I haven't found where this default is coming from (i'll investigate and update the issue), but it seems our Buildkite agents are defaulting to CLI version 2 whereas the plugin is assuming we're on v1. However, specifying cli-version: 2 fixed the issue. I'm wondering if i should try and cook up a PR that either robustly works out which CLI version we're using, or working out the name of the image we just built.

toothbrush commented 10 months ago

Looking at one of our agents, here is what i get:

[ssm-user@ip-172-18-13-243 bin]$ docker-compose --version
Docker Compose version v2.20.2

So it looks like docker-compose (which is the command the plugin uses here) turns into v2 on our system.

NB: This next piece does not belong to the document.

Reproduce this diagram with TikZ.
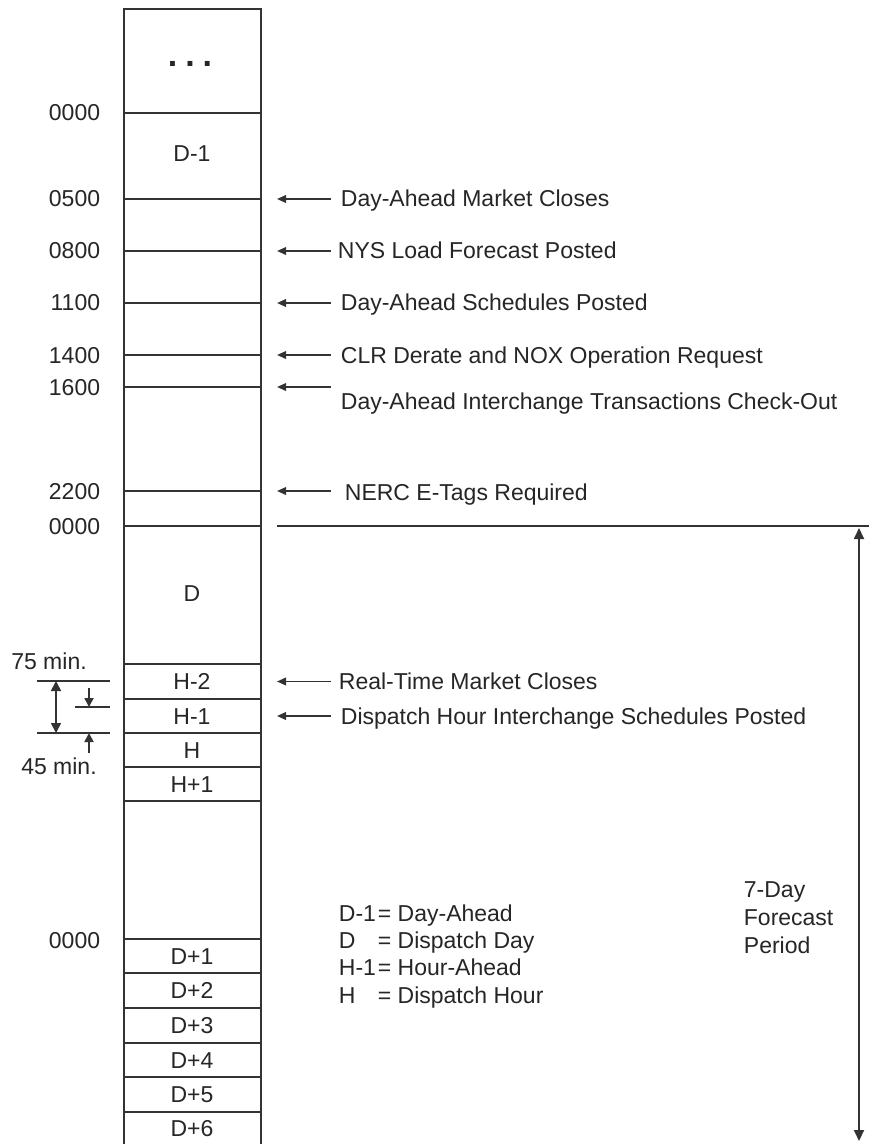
\documentclass[tikz,border=0pt]{standalone}
\usepackage{fontspec}
\setmainfont{Liberation Sans}
\usetikzlibrary{arrows.meta}
\begin{document}
\begin{tikzpicture}[x=0.5pt,y=-0.5pt, line width=0.9pt, draw=black!80,
  every node/.style={font=\fontsize{11.5}{13.5}\selectfont, inner sep=0pt, text=black!85},
  tlabel/.style={anchor=base east},
  note/.style={anchor=base west},
  boxlabel/.style={anchor=base},
  leftarrow/.style={-{Triangle[length=4.5pt,width=3.8pt]}},
  dimarrow/.style={-{Triangle[length=4.5pt,width=4.5pt]}},
  longarrow/.style={{Triangle[length=5.5pt,width=5pt]}-{Triangle[length=5.5pt,width=5pt]}},
]
\useasboundingbox (0,0) rectangle (869,1144);
\fill[white] (0,0) rectangle (869,1144);
% column
\draw (124,1146) -- (124,9) -- (261,9) -- (261,1146);
\foreach \y in {113,199,251,303,355,387,491,526,664,699,733,767,801,939,973,1008,1043,1077,1112}
  \draw (124,\y) -- (261,\y);

% time labels
\foreach \y/\t [count=\i] in {113/0000,199/0500,251/0800,303/1100,355/1400,387/1600,491/2200,526/0000,940/0000}
  \node[tlabel] (t\i) at (101,\y+8) {\t};

% box labels
\node (dots) at (190,64) {\fontsize{17}{17}\selectfont\bfseries .\kern4pt.\kern4pt.};
\foreach \y/\t [count=\i] in {154/D-1,593/D,681.5/H-2,716/H-1,750/H,784/H+1,956/D+1,990.5/D+2,1025.5/D+3,1060/D+4,1094.5/D+5,1128/D+6}
  \node[boxlabel] (b\i) at (192,\y+8) {\t};

% right-hand notes with arrows
\foreach \y/\ty/\xx/\t [count=\i] in {
  199/199/340/Day-Ahead Market Closes,
  251/251/337/NYS Load Forecast Posted,
  303/303/340/Day-Ahead Schedules Posted,
  355/355/340/CLR Derate and NOX Operation Request,
  387/401/340/Day-Ahead Interchange Transactions Check-Out,
  491/492/344/NERC E-Tags Required,
  681.5/681.5/338/Real-Time Market Closes,
  716/716/340/Dispatch Hour Interchange Schedules Posted}
{
  \node[note] (n\i) at (\xx,\ty+8) {\t};
  \coordinate (s\i) at (331,\y);
  \coordinate (e\i) at (277,\y);
  \draw[leftarrow] (s\i) -- (e\i);
}

% 7-day forecast period
\coordinate (lineA) at (277,526);
\coordinate (lineB) at (869,526);
\draw (lineA) -- (lineB);
\coordinate (arrTop) at (859,528);
\coordinate (arrBot) at (859,1141);
\draw[longarrow] (arrTop) -- (arrBot);
\foreach \y/\t [count=\i] in {889/7-Day,917/Forecast,945/Period}
  \node[anchor=base west] (fc\i) at (743,\y+8) {\t};

% legend
\foreach \y/\a/\b [count=\i] in {913/D-1/= Day-Ahead,940/D/= Dispatch Day,967/H-1/= Hour-Ahead,995/H/= Dispatch Hour}
{
  \node[anchor=base west] (la\i) at (338,\y+8) {\a};
  \node[anchor=base west] (lb\i) at (377,\y+8) {\b};
}

% 75 / 45 min dimension
\coordinate (d1a) at (37,681);  \coordinate (d1b) at (110,681);
\coordinate (d2a) at (75,707);  \coordinate (d2b) at (110,707);
\coordinate (d3a) at (37,733);  \coordinate (d3b) at (110,733);
\draw (d1a) -- (d1b);
\draw (d2a) -- (d2b);
\draw (d3a) -- (d3b);
\coordinate (v1) at (56,681); \coordinate (v2) at (56,733);
\draw[{Triangle[length=5pt,width=5pt]}-{Triangle[length=5pt,width=5pt]}] (v1) -- (v2);
\coordinate (sa1) at (89,688); \coordinate (sa2) at (89,707);
\draw[dimarrow] (sa1) -- (sa2);
\coordinate (sb1) at (89,753); \coordinate (sb2) at (89,733);
\draw[dimarrow] (sb1) -- (sb2);
\node (m75) at (49,661) {75 min.};
\node (m45) at (59,766) {45 min.};
\end{tikzpicture}
\end{document}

I did a bit more digging, and it turns out that docker-compose on our Buildkite boxes is actually a script which essentially forwards all arguments to docker compose --compatibility "$@", so i guess the version reporting v2 isn't a surprise. Perhaps something weird is happening such that --compatibility doesn't change the - or _ tag separator discrepancy 🤔

toote commented 7 months ago

That is really weird as it looks like your installation does not respect the compatibility flag whatsoever because the image is getting built with a - in its name:

6 naming to docker.io/library/buildkite018b4b17238a4a8a95d3497da7cdfedf-app done

In theory, --compatibility should change that to buildkite018b4b17238a4a8a95d3497da7cdfedf-app and that is what the plugin assumes through the replication of the corresponding information.

In #418 I tried simplifying the code through the use of config --images but not only that flag is only available from 2.20+ (so not all CLI v2 would have it) but also it prints images for the service and its dependencies and not just a single specified service. Which means that this plugin still needs to replicate the compose behaviour of using - in v2 and _ in v1 or v2 with compatibility. :shrug:

toote commented 6 months ago

While working on #420 we were able to duplicate this issue exactly. The issue was that the plugin defaults to cli V1 (docker-compose) but the docker installation in the agent running the job actually had cli V2 (docker compose) installed with a V1 wrapper that forwarded calls to the V2 CLI without the compatibility flag.

That means that the plugin assumed V1 but internally it was running V2 so the code to calculate the automatic image names did the wrong thing due to the messy setup.

Luckily, the upcoming release that will default to V2 should completely eliminate this issues as I can not think of an installation that would create a docker plugin called compose to wrap V2 calls and actually call cli V1.